-- START --
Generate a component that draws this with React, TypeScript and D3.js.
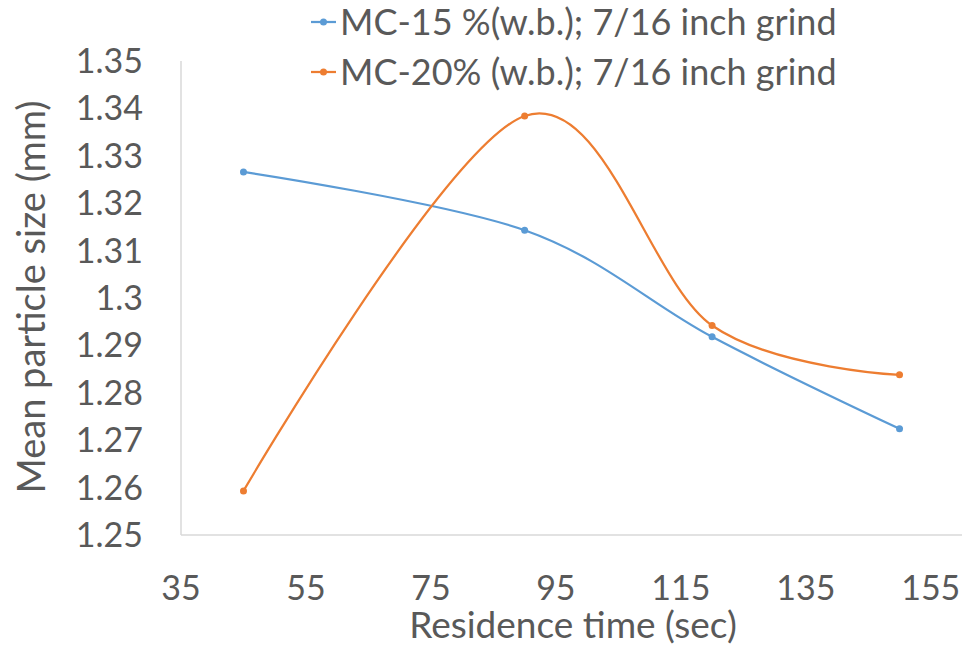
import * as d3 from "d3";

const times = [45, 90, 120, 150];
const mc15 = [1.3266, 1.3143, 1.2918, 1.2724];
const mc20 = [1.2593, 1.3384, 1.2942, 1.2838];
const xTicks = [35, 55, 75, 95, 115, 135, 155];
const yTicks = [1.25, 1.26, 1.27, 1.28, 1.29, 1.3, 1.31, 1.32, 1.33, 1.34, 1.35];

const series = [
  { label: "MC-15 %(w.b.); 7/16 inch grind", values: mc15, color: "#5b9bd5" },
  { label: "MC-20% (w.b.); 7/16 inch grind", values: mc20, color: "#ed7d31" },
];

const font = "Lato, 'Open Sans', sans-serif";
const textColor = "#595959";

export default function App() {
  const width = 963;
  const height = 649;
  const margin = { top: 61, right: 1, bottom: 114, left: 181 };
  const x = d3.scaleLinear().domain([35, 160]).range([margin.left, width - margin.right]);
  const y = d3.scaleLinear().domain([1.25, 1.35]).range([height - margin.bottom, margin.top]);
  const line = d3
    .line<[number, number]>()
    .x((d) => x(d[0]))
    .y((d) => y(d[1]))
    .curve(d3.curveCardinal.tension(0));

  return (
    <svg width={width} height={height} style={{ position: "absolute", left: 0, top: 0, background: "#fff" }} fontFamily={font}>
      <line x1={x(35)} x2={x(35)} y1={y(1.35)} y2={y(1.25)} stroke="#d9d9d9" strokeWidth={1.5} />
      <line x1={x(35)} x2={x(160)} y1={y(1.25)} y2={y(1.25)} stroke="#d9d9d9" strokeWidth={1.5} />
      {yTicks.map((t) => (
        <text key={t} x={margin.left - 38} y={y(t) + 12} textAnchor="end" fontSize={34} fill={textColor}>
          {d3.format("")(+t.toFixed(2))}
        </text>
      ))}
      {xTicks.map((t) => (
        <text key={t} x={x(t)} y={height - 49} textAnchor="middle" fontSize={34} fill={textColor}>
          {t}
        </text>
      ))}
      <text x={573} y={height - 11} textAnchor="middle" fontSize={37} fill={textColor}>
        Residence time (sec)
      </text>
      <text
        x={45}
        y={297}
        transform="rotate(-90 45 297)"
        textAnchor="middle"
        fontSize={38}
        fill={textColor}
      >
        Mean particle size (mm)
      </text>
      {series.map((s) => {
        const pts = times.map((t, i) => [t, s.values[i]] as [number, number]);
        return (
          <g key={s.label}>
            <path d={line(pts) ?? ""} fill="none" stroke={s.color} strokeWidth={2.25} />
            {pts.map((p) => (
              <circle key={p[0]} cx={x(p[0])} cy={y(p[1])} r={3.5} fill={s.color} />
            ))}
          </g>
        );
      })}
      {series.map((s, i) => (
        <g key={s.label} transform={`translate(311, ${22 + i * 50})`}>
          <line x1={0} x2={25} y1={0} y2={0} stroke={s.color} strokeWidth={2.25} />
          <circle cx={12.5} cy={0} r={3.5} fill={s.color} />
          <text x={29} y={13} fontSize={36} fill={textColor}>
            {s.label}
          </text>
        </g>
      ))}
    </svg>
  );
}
-- END --
GOAL: Quote the material word for word, dropping any images it holds.

RESPONSE FOR THIS EXERCISE:
Generate a component that draws this with React, TypeScript and D3.js.
import * as d3 from "d3";

const times = [45, 90, 120, 150];
const mc15 = [1.3266, 1.3143, 1.2918, 1.2724];
const mc20 = [1.2593, 1.3384, 1.2942, 1.2838];
const xTicks = [35, 55, 75, 95, 115, 135, 155];
const yTicks = [1.25, 1.26, 1.27, 1.28, 1.29, 1.3, 1.31, 1.32, 1.33, 1.34, 1.35];

const series = [
  { label: "MC-15 %(w.b.); 7/16 inch grind", values: mc15, color: "#5b9bd5" },
  { label: "MC-20% (w.b.); 7/16 inch grind", values: mc20, color: "#ed7d31" },
];

const font = "Lato, 'Open Sans', sans-serif";
const textColor = "#595959";

export default function App() {
  const width = 963;
  const height = 649;
  const margin = { top: 61, right: 1, bottom: 114, left: 181 };
  const x = d3.scaleLinear().domain([35, 160]).range([margin.left, width - margin.right]);
  const y = d3.scaleLinear().domain([1.25, 1.35]).range([height - margin.bottom, margin.top]);
  const line = d3
    .line<[number, number]>()
    .x((d) => x(d[0]))
    .y((d) => y(d[1]))
    .curve(d3.curveCardinal.tension(0));

  return (
    <svg width={width} height={height} style={{ position: "absolute", left: 0, top: 0, background: "#fff" }} fontFamily={font}>
      <line x1={x(35)} x2={x(35)} y1={y(1.35)} y2={y(1.25)} stroke="#d9d9d9" strokeWidth={1.5} />
      <line x1={x(35)} x2={x(160)} y1={y(1.25)} y2={y(1.25)} stroke="#d9d9d9" strokeWidth={1.5} />
      {yTicks.map((t) => (
        <text key={t} x={margin.left - 38} y={y(t) + 12} textAnchor="end" fontSize={34} fill={textColor}>
          {d3.format("")(+t.toFixed(2))}
        </text>
      ))}
      {xTicks.map((t) => (
        <text key={t} x={x(t)} y={height - 49} textAnchor="middle" fontSize={34} fill={textColor}>
          {t}
        </text>
      ))}
      <text x={573} y={height - 11} textAnchor="middle" fontSize={37} fill={textColor}>
        Residence time (sec)
      </text>
      <text
        x={45}
        y={297}
        transform="rotate(-90 45 297)"
        textAnchor="middle"
        fontSize={38}
        fill={textColor}
      >
        Mean particle size (mm)
      </text>
      {series.map((s) => {
        const pts = times.map((t, i) => [t, s.values[i]] as [number, number]);
        return (
          <g key={s.label}>
            <path d={line(pts) ?? ""} fill="none" stroke={s.color} strokeWidth={2.25} />
            {pts.map((p) => (
              <circle key={p[0]} cx={x(p[0])} cy={y(p[1])} r={3.5} fill={s.color} />
            ))}
          </g>
        );
      })}
      {series.map((s, i) => (
        <g key={s.label} transform={`translate(311, ${22 + i * 50})`}>
          <line x1={0} x2={25} y1={0} y2={0} stroke={s.color} strokeWidth={2.25} />
          <circle cx={12.5} cy={0} r={3.5} fill={s.color} />
          <text x={29} y={13} fontSize={36} fill={textColor}>
            {s.label}
          </text>
        </g>
      ))}
    </svg>
  );
}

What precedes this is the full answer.